What is key is that we support each other’s passions, paths, and make sure we aren’t just husband and wife, we are partners.
Bex and Scott have two daughters, aged 8 and 5. Photo / Supplied
Scott La Franchie, 41, product manager at Datacom
Getting “friend-zoned” is supposed to be the end of the story, but for us it was the foundation.
When I first met Bex, she had this mix of confidence, intelligence and humour that immediately stood out. I had a crush right away, but we built a genuine friendship first, without pressure or expectation.
By the time we properly got together years later, I proposed in Thailand after about nine months, and we got married in Auckland 18 months later.
Like any relationship, we’ve had our challenges, and when our eldest daughter was born, everything shifted for me. I put a huge amount of pressure on myself to succeed, provide and be a great dad and partner. That weight turned into anxiety and depression and it took time to rebalance.
What made the difference was Bex - she didn’t try to fix me; she just made it safe to talk. That space and support changed everything.
What’s kept us strong is making space for each other as individuals. Football and coaching give me balance, just like Taekwondo and the gym do for her and when one of us gets to recharge, everyone benefits.

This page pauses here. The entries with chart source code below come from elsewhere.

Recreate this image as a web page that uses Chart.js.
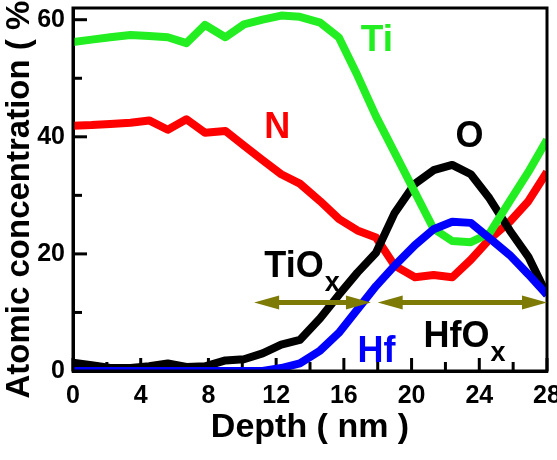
<!DOCTYPE html>
<html>
<head>
<meta charset="utf-8">
<script src="https://cdn.jsdelivr.net/npm/chart.js@4.4.1/dist/chart.umd.min.js"></script>
<style>
  html, body { margin: 0; padding: 0; background: #ffffff; }
  #wrap { width: 557px; height: 460px; position: relative; }
</style>
</head>
<body>
<div id="wrap"><canvas id="c"></canvas></div>
<script>
// ---- Data ----
const depth = [0, 1.1, 2.2, 3.4, 4.5, 5.6, 6.7, 7.8, 9.0, 10.1, 11.2, 12.3, 13.4, 14.6, 15.7, 16.8, 17.9, 19.0, 20.2, 21.3, 22.4, 23.5, 24.6, 25.8, 26.9, 28.0];
const ti = [56.2, 56.6, 57.0, 57.4, 57.2, 57.0, 56.0, 59.1, 57.0, 59.2, 60.0, 60.7, 60.5, 59.5, 57.0, 50.5, 43.5, 37.3, 30.5, 24.3, 22.2, 22.0, 23.5, 29.0, 34.0, 39.5];
const n  = [41.9, 42.0, 42.2, 42.4, 42.8, 41.2, 43.0, 40.7, 41.0, 38.5, 36.0, 33.6, 32.0, 29.0, 26.0, 24.0, 22.8, 18.0, 16.0, 16.4, 16.0, 19.0, 22.5, 25.5, 29.0, 34.0];
const o  = [1.4, 1.0, 0.5, 0.5, 0.8, 1.3, 0.7, 0.8, 1.8, 2.0, 3.0, 4.5, 5.3, 9.0, 13.0, 16.8, 20.2, 27.0, 32.0, 34.3, 35.2, 33.6, 29.5, 24.0, 19.5, 13.0];
const hf = [0, 0, 0, 0, 0, 0, 0, 0, 0, 0, 0, 0.5, 1.3, 3.5, 6.5, 10.5, 14.5, 18.0, 21.5, 24.2, 25.5, 25.3, 22.7, 19.8, 16.5, 13.0];
const seriesNames = ['Hf', 'Ti', 'O', 'N'];
const xTickLabels = [0, 4, 8, 12, 16, 20, 24, 28];
const yTickLabels = [0, 20, 40, 60];
const xTickMarks = [0, 2, 4, 6, 8, 10, 12, 14, 16, 18, 20, 22, 24, 26, 28];
const yTickMarks = [0, 10, 20, 30, 40, 50, 60];

// Region arrows (depth range, concentration level)
const regionArrows = [
  { from: 10.7, to: 17.6, level: 11.7 },
  { from: 18.0, to: 28.0, level: 11.7 }
];
// Text annotations (anchor = left / baseline in data coords)
const annotations = [
  { text: 'Ti', sub: '', x: 17.0, y: 54.6, color: '#22ee22', size: 37 },
  { text: 'N', sub: '', x: 11.3, y: 39.8, color: '#ff0000', size: 36 },
  { text: 'O', sub: '', x: 22.6, y: 38.3, color: '#000000', size: 36 },
  { text: 'TiO', sub: 'x', x: 11.3, y: 16.0, color: '#000000', size: 36 },
  { text: 'Hf', sub: '', x: 16.8, y: 1.5, color: '#0000ff', size: 36 },
  { text: 'HfO', sub: 'x', x: 20.7, y: 4.1, color: '#000000', size: 36 }
];

const colors = { Hf: '#0000ff', Ti: '#22ee22', O: '#000000', N: '#ff0000' };
const valuesByName = { Hf: hf, Ti: ti, O: o, N: n };
const FONT = '"Liberation Sans", Arial, Helvetica, sans-serif';
const AXIS_COLOR = '#000000';

const datasets = seriesNames.map(name => ({
  label: name,
  data: depth.map((d, i) => ({ x: d, y: valuesByName[name][i] })),
  borderColor: colors[name],
  backgroundColor: colors[name],
  borderWidth: 8,
  pointRadius: 0,
  tension: 0,
  borderJoinStyle: 'round',
  borderCapStyle: 'butt',
  fill: false
}));

const decorPlugin = {
  id: 'decor',
  beforeDatasetsDraw(chart) {
    const ctx = chart.ctx, x = chart.scales.x, y = chart.scales.y;
    const L = x.getPixelForValue(0), B = y.getPixelForValue(0);
    ctx.save();
    ctx.strokeStyle = AXIS_COLOR;
    ctx.lineWidth = 3;
    xTickMarks.forEach(v => {
      const px = x.getPixelForValue(v);
      const len = xTickLabels.includes(v) ? 13 : 9;
      ctx.beginPath(); ctx.moveTo(px, B); ctx.lineTo(px, B - len); ctx.stroke();
    });
    yTickMarks.forEach(v => {
      const py = y.getPixelForValue(v);
      const len = yTickLabels.includes(v) ? 14 : 9;
      ctx.beginPath(); ctx.moveTo(L, py); ctx.lineTo(L + len, py); ctx.stroke();
    });
    ctx.restore();
  },
  afterDatasetsDraw(chart) {
    const ctx = chart.ctx, x = chart.scales.x, y = chart.scales.y;
    const L = x.getPixelForValue(0), R = x.getPixelForValue(28);
    const B = y.getPixelForValue(0), T = y.getPixelForValue(62);
    ctx.save();
    ctx.strokeStyle = AXIS_COLOR;
    ctx.lineWidth = 3;
    ctx.strokeRect(L, T, R - L, B - T);
    ctx.fillStyle = '#7d7a05';
    ctx.strokeStyle = '#7d7a05';
    regionArrows.forEach(ar => {
      const x1 = x.getPixelForValue(ar.from), x2 = x.getPixelForValue(ar.to);
      const py = y.getPixelForValue(ar.level);
      const hl = 25, hh = 7;
      ctx.lineWidth = 5;
      ctx.beginPath(); ctx.moveTo(x1 + hl - 2, py); ctx.lineTo(x2 - hl + 2, py); ctx.stroke();
      ctx.beginPath(); ctx.moveTo(x1, py); ctx.lineTo(x1 + hl, py - hh); ctx.lineTo(x1 + hl, py + hh); ctx.closePath(); ctx.fill();
      ctx.beginPath(); ctx.moveTo(x2, py); ctx.lineTo(x2 - hl, py - hh); ctx.lineTo(x2 - hl, py + hh); ctx.closePath(); ctx.fill();
    });
    ctx.textBaseline = 'alphabetic';
    ctx.textAlign = 'left';
    annotations.forEach(t => {
      const px = x.getPixelForValue(t.x), py = y.getPixelForValue(t.y);
      ctx.fillStyle = t.color;
      ctx.font = 'bold ' + t.size + 'px ' + FONT;
      ctx.fillText(t.text, px, py);
      if (t.sub) {
        const w = ctx.measureText(t.text).width;
        ctx.font = 'bold ' + Math.round(t.size * 0.75) + 'px ' + FONT;
        ctx.fillText(t.sub, px + w + 1, py + 14);
      }
    });
    ctx.restore();
  }
};

new Chart(document.getElementById('c'), {
  type: 'line',
  data: { datasets },
  options: {
    responsive: true,
    maintainAspectRatio: false,
    animation: false,
    layout: { padding: { top: 8, right: 10, left: 0, bottom: 0 } },
    plugins: { legend: { display: false }, tooltip: { enabled: false } },
    scales: {
      x: {
        type: 'linear', min: 0, max: 28,
        grid: { display: false, drawTicks: false },
        border: { display: true, color: AXIS_COLOR, width: 3 },
        ticks: {
          stepSize: 2, padding: 10, color: '#000', maxRotation: 0, autoSkip: false, includeBounds: false,
          font: { family: FONT, size: 25, weight: 'bold' },
          callback: v => xTickLabels.includes(v) ? String(v) : ''
        },
        title: {
          display: true, text: 'Depth ( nm )', color: '#000',
          font: { family: FONT, size: 34, weight: 'bold' },
          padding: { top: 0, bottom: 12 }
        },
        afterFit: s => { s.height = 89; s.paddingLeft = 0; s.paddingRight = 0; }
      },
      y: {
        type: 'linear', min: 0, max: 62,
        grid: { display: false, drawTicks: false },
        border: { display: true, color: AXIS_COLOR, width: 3 },
        ticks: {
          stepSize: 10, padding: 8, color: '#000', autoSkip: false, includeBounds: false,
          font: { family: FONT, size: 25, weight: 'bold' },
          callback: v => yTickLabels.includes(v) ? String(v) : ''
        },
        title: {
          display: true, text: 'Atomic concentration ( % )', color: '#000',
          font: { family: FONT, size: 33, weight: 'bold' },
          padding: { top: 0, bottom: 0 }
        },
        afterFit: s => { s.width = 73; s.paddingTop = 0; s.paddingBottom = 0; }
      }
    }
  },
  plugins: [decorPlugin]
});
</script>
</body>
</html>
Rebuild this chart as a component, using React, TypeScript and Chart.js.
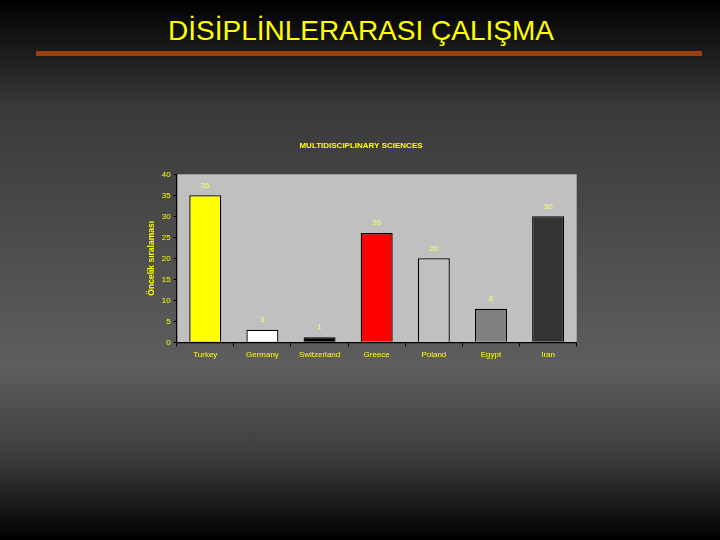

I’ve come to realise how much choosing the right partner shapes your life - not just emotionally but practically. Your relationship directly affects your confidence, your ambition and your resilience at work.
Bex has backed me through career changes, self-doubt and big decisions like stepping away from a senior role to reset. That time ended up being one of the most valuable periods of my life and I wouldn’t have done it without her support.
While Bex and I have both been ambitious and career-focused, I’m very aware that many of the opportunities I’ve had come through systems that naturally reward traditionally male behaviours, stereotypes as they may be. A lot of those advantages are subtle when you’re benefiting from them, but hearing and seeing some of her workplace experiences over the years gave me a much greater appreciation for those differences.
I’ve also become much more aware of the hidden dynamics that sit underneath a relationship, especially around the mental load. For a long time, I thought I was doing my share at home. In many ways, I was, but I didn’t fully see the invisible work and the planning, organising, remembering that she carried.
If there’s one thing I’m sure about, it’s this: success isn’t just about what you do professionally, it’s about who you build your life with. And I don’t think I’d be the person I am, or have the opportunities I’ve had without Bex beside me.